• _BRIEF_
What follows is a set of entries. Give them again exactly, without the pictures.

• _DATA IN THIS EXERCISE_

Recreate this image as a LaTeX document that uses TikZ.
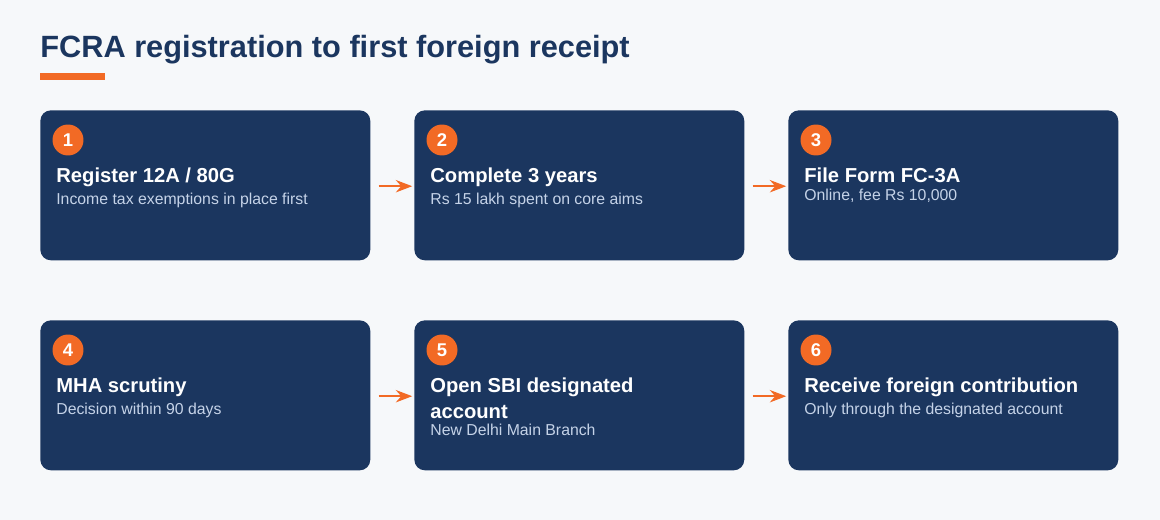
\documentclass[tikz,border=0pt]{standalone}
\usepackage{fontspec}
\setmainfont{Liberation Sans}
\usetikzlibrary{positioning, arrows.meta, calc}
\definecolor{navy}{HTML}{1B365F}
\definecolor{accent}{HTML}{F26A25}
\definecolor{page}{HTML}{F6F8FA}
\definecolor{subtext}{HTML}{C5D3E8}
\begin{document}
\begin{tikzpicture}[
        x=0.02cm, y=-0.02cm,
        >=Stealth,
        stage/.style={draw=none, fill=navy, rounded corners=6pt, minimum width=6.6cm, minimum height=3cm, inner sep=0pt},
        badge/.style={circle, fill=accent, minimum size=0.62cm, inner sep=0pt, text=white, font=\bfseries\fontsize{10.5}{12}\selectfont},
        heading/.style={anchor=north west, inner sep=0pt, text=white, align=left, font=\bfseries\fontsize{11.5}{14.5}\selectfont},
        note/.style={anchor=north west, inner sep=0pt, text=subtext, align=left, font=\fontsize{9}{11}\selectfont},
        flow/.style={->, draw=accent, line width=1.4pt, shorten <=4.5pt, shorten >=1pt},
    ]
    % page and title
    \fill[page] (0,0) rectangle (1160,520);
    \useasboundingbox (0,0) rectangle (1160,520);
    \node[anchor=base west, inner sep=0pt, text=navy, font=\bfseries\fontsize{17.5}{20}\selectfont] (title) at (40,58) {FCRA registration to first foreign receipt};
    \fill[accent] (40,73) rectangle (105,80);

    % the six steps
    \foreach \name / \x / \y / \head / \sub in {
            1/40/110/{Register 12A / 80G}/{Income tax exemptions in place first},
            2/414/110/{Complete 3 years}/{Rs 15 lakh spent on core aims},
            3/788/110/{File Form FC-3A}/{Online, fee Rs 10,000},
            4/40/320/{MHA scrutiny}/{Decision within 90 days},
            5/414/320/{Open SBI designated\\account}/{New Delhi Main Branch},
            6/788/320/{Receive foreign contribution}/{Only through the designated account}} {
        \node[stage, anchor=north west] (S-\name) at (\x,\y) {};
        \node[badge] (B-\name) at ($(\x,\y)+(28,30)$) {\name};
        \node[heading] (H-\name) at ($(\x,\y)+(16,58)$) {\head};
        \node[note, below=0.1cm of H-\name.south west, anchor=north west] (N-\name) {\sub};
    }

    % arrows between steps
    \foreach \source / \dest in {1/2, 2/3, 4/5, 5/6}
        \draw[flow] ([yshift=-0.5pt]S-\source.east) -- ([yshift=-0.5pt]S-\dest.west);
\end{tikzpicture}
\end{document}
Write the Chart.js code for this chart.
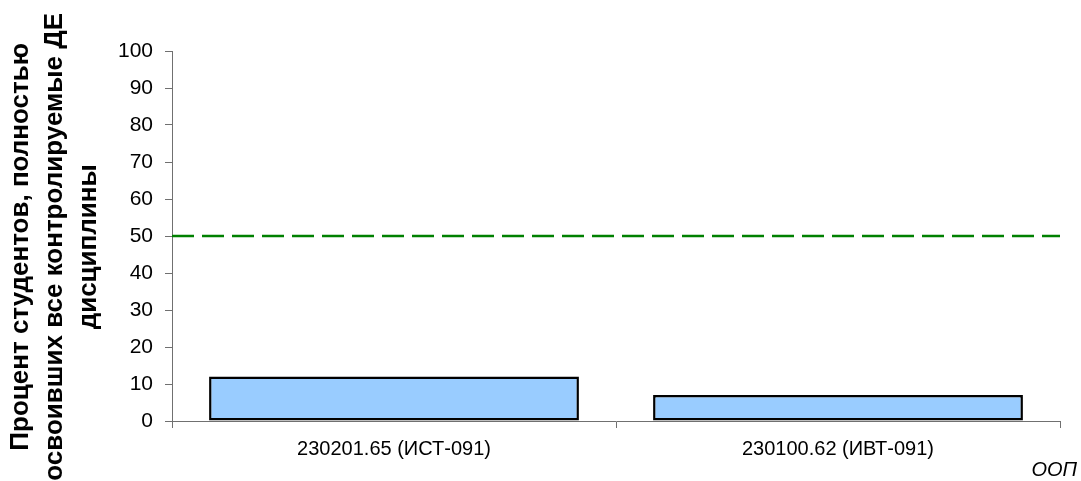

• _OUTPUT OF THE TASK_
Recreate this image as a LaTeX document that uses TikZ.
\documentclass[tikz,border=0pt]{standalone}
\usepackage{fontspec}
\setmainfont{Liberation Sans}
\usetikzlibrary{positioning, arrows.meta, calc}
\definecolor{navy}{HTML}{1B365F}
\definecolor{accent}{HTML}{F26A25}
\definecolor{page}{HTML}{F6F8FA}
\definecolor{subtext}{HTML}{C5D3E8}
\begin{document}
\begin{tikzpicture}[
        x=0.02cm, y=-0.02cm,
        >=Stealth,
        stage/.style={draw=none, fill=navy, rounded corners=6pt, minimum width=6.6cm, minimum height=3cm, inner sep=0pt},
        badge/.style={circle, fill=accent, minimum size=0.62cm, inner sep=0pt, text=white, font=\bfseries\fontsize{10.5}{12}\selectfont},
        heading/.style={anchor=north west, inner sep=0pt, text=white, align=left, font=\bfseries\fontsize{11.5}{14.5}\selectfont},
        note/.style={anchor=north west, inner sep=0pt, text=subtext, align=left, font=\fontsize{9}{11}\selectfont},
        flow/.style={->, draw=accent, line width=1.4pt, shorten <=4.5pt, shorten >=1pt},
    ]
    % page and title
    \fill[page] (0,0) rectangle (1160,520);
    \useasboundingbox (0,0) rectangle (1160,520);
    \node[anchor=base west, inner sep=0pt, text=navy, font=\bfseries\fontsize{17.5}{20}\selectfont] (title) at (40,58) {FCRA registration to first foreign receipt};
    \fill[accent] (40,73) rectangle (105,80);

    % the six steps
    \foreach \name / \x / \y / \head / \sub in {
            1/40/110/{Register 12A / 80G}/{Income tax exemptions in place first},
            2/414/110/{Complete 3 years}/{Rs 15 lakh spent on core aims},
            3/788/110/{File Form FC-3A}/{Online, fee Rs 10,000},
            4/40/320/{MHA scrutiny}/{Decision within 90 days},
            5/414/320/{Open SBI designated\\account}/{New Delhi Main Branch},
            6/788/320/{Receive foreign contribution}/{Only through the designated account}} {
        \node[stage, anchor=north west] (S-\name) at (\x,\y) {};
        \node[badge] (B-\name) at ($(\x,\y)+(28,30)$) {\name};
        \node[heading] (H-\name) at ($(\x,\y)+(16,58)$) {\head};
        \node[note, below=0.1cm of H-\name.south west, anchor=north west] (N-\name) {\sub};
    }

    % arrows between steps
    \foreach \source / \dest in {1/2, 2/3, 4/5, 5/6}
        \draw[flow] ([yshift=-0.5pt]S-\source.east) -- ([yshift=-0.5pt]S-\dest.west);
\end{tikzpicture}
\end{document}
Write the Chart.js code for this chart.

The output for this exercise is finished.